Texture mixtures for plant competition

I would like to be able to train a CNN to classify complex textures from images, and then be able to take an image in which there is a blend of textures and know the relative proportions of each kind. The application is this: I want to understand how different plant species spread and invade each others’ territories. So step one would be to plant experimental plots containing single species and teach a system (e.g., a CNN) to classify the species from top-down imagery (say from a drone). The different species would be planted in a checkerboard pattern, so that there are straight borders between all possible pairs of species, and monitored over time (again with aerial imagery). During that time, some species would spread out of their squares into other squares, but not with a hard boundary: more like diffusion, so that border areas would end up with a mix of species. The goal would be to monitor this process at high resolution from the imagery: to be able to measure the mixing. The long-term goal is to some up with a matrix of spatial competition coefficients that will allow us to predict what will happen given any starting mix of species by plugging them into a simulation model we have developed. There are a number of potential commercial applications.

Physical platforms for field imaging

One of our research areas is automated ‘technical’ ID systems: systems for identifying species from images of specific parts, such as bees from their wings or trees from their leaves. As good as modern deep learning networks are at being robust to noise, disambiguating closely related species often depends on very subtle differences, and so it is still important to get good consistent images, both for training, testing, and ultimately deployable systems. This can be a challenge. We suspect that there might be relatively simple hardware accessories that would improve the process dramatically. Here are two cases:

Bee wings

Bees are identified from preserved specimens under a microscope. Obtaining a clear image of a bee’s wing is a challenge: generally the wing is detached from the body and sandwiched under a cover slip, which is fiddly and time-consuming. The resulting images often have glare spots, which are noise for the ID algorithm. So the design challenge is this: is there a specially shaped platform (in microscope terms, a ‘stage’) that would allow a high-quality image of a bee wing (or really any kind of insect wing) to be taken quickly without detachment?
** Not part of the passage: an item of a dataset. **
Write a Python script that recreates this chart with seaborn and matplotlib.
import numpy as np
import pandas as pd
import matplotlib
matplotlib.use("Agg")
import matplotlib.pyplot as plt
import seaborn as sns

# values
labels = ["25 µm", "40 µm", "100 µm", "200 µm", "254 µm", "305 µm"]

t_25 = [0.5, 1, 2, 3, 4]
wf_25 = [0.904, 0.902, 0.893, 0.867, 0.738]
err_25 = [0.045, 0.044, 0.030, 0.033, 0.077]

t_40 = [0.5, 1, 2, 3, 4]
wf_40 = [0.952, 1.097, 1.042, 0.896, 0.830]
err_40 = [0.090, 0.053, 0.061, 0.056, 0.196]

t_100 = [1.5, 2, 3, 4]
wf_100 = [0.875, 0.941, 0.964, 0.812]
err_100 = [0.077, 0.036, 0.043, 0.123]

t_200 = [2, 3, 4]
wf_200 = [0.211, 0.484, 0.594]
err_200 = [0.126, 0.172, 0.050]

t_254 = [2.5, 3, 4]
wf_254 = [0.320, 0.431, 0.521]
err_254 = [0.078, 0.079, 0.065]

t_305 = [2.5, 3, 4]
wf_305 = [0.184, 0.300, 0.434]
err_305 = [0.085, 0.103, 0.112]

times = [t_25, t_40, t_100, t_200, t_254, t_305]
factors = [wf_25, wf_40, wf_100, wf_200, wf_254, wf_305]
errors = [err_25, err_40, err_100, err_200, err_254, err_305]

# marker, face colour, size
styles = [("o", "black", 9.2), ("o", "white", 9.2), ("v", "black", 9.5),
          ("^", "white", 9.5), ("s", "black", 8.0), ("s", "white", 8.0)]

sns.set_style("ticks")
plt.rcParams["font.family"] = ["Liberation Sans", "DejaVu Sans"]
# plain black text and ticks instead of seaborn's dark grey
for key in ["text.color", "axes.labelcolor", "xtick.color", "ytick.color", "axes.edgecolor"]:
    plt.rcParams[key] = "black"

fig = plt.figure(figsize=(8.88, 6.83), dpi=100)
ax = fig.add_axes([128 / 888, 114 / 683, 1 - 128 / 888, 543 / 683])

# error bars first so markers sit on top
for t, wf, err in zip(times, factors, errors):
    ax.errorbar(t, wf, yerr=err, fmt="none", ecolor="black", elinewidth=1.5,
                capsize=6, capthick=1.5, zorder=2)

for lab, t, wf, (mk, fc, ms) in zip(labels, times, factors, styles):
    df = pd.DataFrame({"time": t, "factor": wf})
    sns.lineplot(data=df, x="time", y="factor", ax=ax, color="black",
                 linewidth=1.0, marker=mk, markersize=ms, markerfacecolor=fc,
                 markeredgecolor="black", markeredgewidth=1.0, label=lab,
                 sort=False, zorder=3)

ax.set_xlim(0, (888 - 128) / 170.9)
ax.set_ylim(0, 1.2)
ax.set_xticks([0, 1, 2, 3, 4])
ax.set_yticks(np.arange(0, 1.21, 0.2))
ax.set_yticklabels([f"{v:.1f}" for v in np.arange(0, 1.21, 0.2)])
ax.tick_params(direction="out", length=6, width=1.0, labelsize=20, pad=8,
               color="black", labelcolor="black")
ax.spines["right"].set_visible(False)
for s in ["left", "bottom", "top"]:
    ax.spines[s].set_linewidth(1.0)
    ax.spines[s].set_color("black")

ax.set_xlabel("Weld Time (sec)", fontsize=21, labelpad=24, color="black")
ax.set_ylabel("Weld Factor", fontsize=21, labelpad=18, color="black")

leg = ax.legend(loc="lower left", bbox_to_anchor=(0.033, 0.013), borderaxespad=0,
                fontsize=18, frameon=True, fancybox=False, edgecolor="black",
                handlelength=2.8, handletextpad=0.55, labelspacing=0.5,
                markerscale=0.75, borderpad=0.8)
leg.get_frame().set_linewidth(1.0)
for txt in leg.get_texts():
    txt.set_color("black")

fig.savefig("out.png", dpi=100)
The leaves of some species have distinct outlines, but most are ‘simple,’ and the key to distinguishing the leaves of different species is the pattern of venation. It is therefore necessary to acquire an image of a leaf that emphasizes this, which can be achieved by oblique lighting (usually of the underside of the leaf). This is easy to achieve in a lab, but we want to be able to do it in the field. So we are thinking about a sort of light box onto which one might place an iPhone or similar in a specially designed slot, plus a leaf. The box would apply consistent oblique lighting (plus a plain background) for getting a good leaf image, allowing field researchers to obtain many images in a short amount of time without having to bring the leaves back to the lab.

Environmental data science and communication

Suitable for students from STS, design and/or computing backgrounds, probably working in teams.

‘State of NJ’ dashboard

Create a live display of key environmental indicators for the state of NJ, from public records. Forest coverage, soil loss, recycling efficiency, energy consumption balance, etc. Requires some ‘investigative journalism’ skills.
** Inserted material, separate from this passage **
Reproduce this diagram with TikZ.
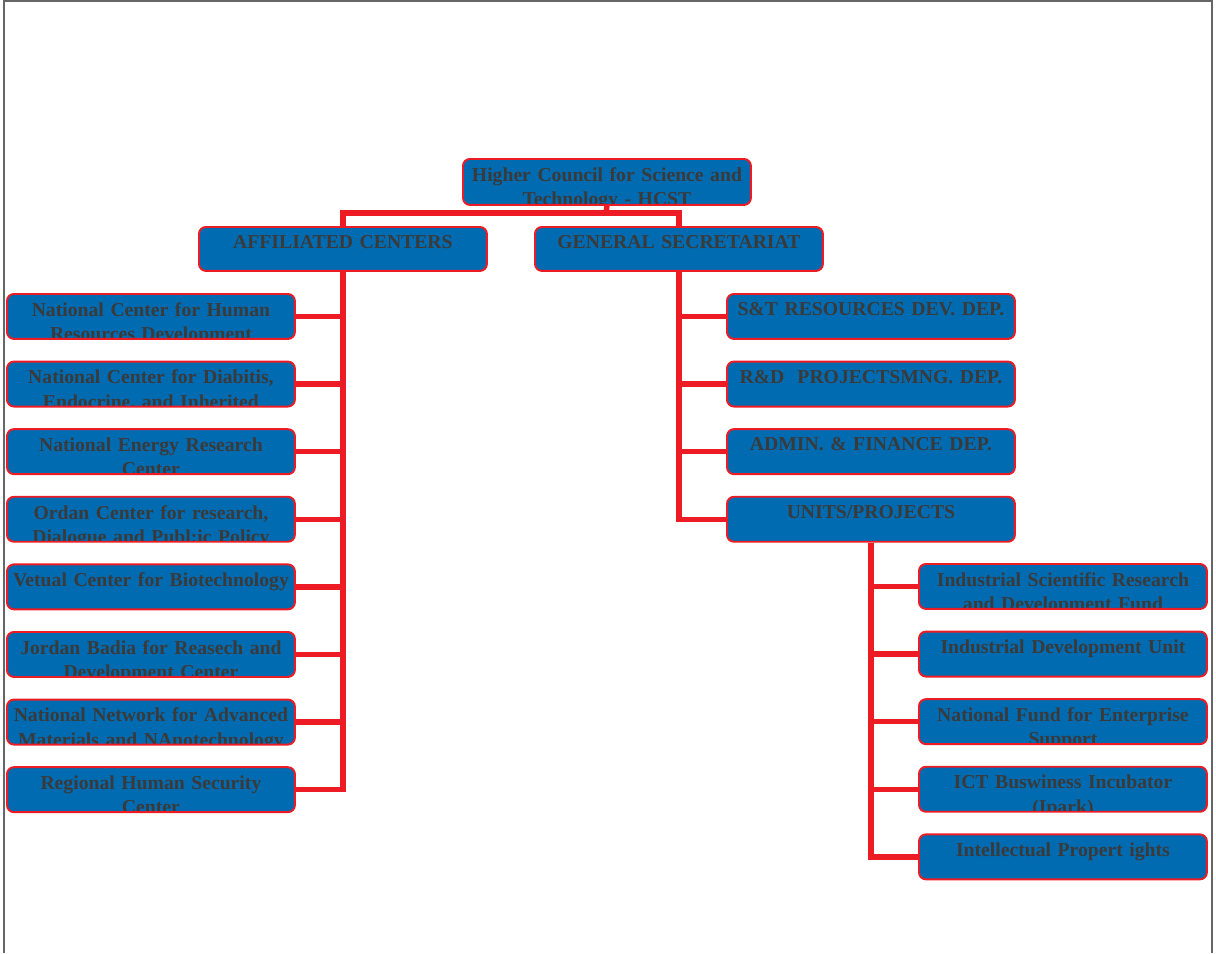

Augmented reality for environmental information

Take existing environmental datasets and figure out how to represent normally invisible environmental variables and processes using location-based AR. Example 1: show sea surface temperature anomalies as an overlay on the actual ocean. Example 2: show gas exchange around a tree, for example as visible particles as in the ‘carbon tree’ simulation (from hiilipuu.fi). Requires someone with skills in (or interested in learning) Apple’s ARKit or Google’s ARCore.